** Short exercise **
Both the line containing "Reproduce this chart with Plotly." and the line containing "import plotly.graph_objects as go" are part of the range to copy, along with every line between them. Copy it exactly and leave out the pictures.

## START Data provided

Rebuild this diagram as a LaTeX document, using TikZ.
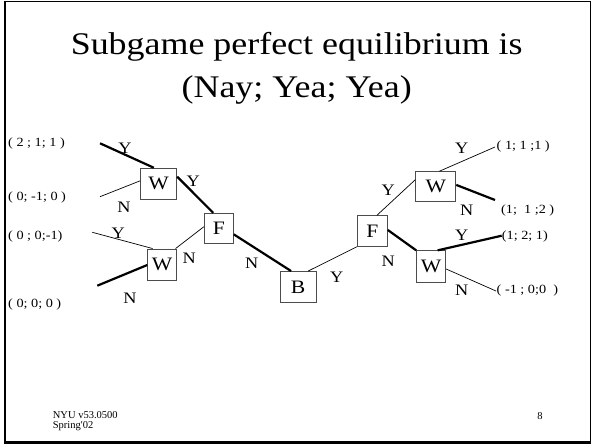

## END Data provided
## START Data provided

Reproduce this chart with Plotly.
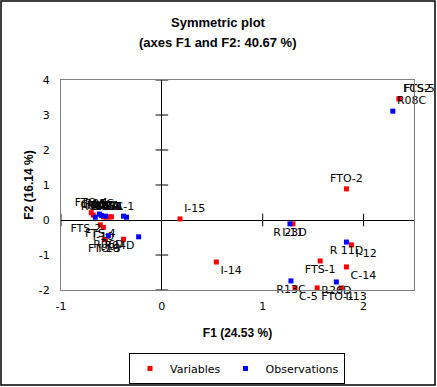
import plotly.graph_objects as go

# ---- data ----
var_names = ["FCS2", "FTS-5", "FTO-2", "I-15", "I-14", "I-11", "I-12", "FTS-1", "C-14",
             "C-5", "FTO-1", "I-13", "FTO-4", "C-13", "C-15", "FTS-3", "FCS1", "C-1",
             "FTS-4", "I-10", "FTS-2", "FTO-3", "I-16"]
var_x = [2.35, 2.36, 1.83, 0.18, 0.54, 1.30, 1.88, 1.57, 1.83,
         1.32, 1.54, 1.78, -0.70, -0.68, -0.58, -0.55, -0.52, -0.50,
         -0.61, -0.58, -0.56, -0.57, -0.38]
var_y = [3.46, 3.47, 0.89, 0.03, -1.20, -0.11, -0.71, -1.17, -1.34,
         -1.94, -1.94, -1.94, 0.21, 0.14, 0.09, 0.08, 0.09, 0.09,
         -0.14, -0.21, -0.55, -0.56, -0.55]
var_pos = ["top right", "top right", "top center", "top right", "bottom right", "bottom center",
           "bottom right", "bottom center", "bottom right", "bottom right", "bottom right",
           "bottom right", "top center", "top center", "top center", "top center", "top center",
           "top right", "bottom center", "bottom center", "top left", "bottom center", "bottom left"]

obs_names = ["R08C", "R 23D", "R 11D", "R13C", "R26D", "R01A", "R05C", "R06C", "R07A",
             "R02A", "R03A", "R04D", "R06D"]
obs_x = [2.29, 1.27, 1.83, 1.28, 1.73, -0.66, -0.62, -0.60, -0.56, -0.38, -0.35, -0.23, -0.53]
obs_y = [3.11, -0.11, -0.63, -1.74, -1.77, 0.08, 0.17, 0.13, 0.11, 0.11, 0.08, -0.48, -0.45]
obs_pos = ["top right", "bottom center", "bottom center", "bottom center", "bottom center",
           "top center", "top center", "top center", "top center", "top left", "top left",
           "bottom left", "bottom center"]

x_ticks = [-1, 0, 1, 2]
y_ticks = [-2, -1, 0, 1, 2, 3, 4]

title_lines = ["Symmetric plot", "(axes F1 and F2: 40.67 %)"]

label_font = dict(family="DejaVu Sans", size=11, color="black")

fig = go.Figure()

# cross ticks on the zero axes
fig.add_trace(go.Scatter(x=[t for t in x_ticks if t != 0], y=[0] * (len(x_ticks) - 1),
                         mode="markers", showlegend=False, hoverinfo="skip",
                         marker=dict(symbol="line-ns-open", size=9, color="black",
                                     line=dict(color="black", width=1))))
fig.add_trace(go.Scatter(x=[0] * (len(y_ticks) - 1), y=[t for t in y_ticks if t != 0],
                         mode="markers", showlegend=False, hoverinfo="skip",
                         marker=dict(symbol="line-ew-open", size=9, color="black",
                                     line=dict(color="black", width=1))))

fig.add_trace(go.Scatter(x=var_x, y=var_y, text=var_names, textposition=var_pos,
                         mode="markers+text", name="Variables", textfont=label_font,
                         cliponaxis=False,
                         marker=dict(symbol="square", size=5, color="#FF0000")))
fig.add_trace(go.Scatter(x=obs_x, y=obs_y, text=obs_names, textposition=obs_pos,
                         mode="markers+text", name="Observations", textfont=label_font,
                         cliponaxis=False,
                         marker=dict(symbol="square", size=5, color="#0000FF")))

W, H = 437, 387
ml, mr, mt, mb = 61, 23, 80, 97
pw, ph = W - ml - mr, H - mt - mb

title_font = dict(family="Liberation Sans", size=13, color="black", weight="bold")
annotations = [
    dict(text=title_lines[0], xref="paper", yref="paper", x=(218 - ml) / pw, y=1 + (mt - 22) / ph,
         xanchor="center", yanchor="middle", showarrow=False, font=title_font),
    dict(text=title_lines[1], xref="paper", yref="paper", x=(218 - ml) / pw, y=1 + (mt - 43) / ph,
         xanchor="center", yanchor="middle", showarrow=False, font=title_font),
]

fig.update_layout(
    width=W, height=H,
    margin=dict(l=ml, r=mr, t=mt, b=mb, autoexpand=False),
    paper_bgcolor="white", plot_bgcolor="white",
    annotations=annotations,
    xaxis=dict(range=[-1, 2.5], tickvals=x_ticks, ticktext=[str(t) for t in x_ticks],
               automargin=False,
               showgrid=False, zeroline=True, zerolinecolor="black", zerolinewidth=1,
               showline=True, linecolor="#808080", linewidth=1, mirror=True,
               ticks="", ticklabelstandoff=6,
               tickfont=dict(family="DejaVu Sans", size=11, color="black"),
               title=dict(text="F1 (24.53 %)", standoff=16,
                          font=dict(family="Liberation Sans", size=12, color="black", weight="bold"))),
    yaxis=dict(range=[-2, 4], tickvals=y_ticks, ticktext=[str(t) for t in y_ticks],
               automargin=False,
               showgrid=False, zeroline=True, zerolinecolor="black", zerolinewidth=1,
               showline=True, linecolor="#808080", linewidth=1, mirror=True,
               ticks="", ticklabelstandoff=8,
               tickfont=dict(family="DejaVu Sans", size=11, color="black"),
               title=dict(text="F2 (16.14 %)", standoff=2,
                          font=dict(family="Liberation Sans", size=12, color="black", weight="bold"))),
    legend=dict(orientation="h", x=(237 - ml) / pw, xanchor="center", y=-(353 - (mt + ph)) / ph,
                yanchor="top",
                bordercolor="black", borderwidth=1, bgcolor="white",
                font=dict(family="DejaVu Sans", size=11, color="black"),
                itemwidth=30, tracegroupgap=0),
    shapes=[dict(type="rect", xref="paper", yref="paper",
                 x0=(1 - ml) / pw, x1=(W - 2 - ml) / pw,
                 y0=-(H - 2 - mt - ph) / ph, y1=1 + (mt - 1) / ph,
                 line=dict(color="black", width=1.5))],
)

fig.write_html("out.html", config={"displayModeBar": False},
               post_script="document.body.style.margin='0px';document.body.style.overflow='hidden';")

## END Data provided
## START Data provided

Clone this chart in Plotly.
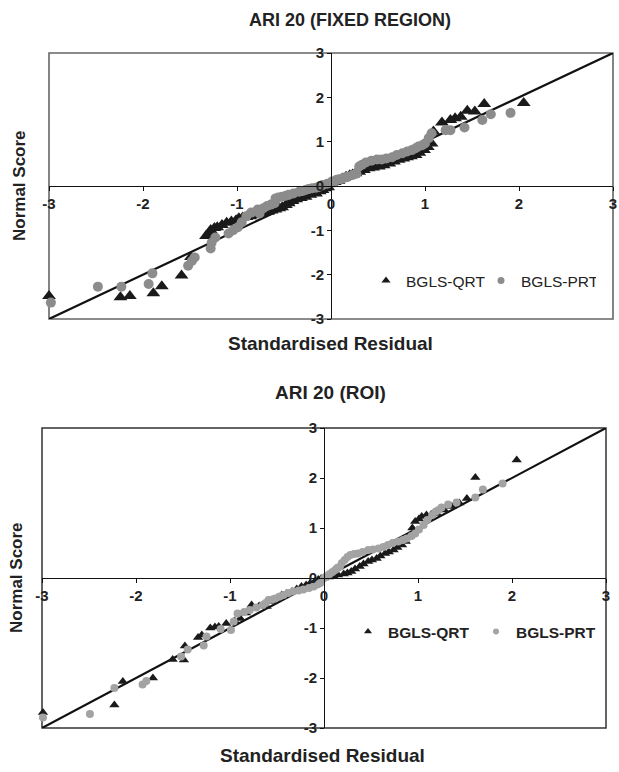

## END Data provided

** Correct result **
Reproduce this chart with Plotly.
import plotly.graph_objects as go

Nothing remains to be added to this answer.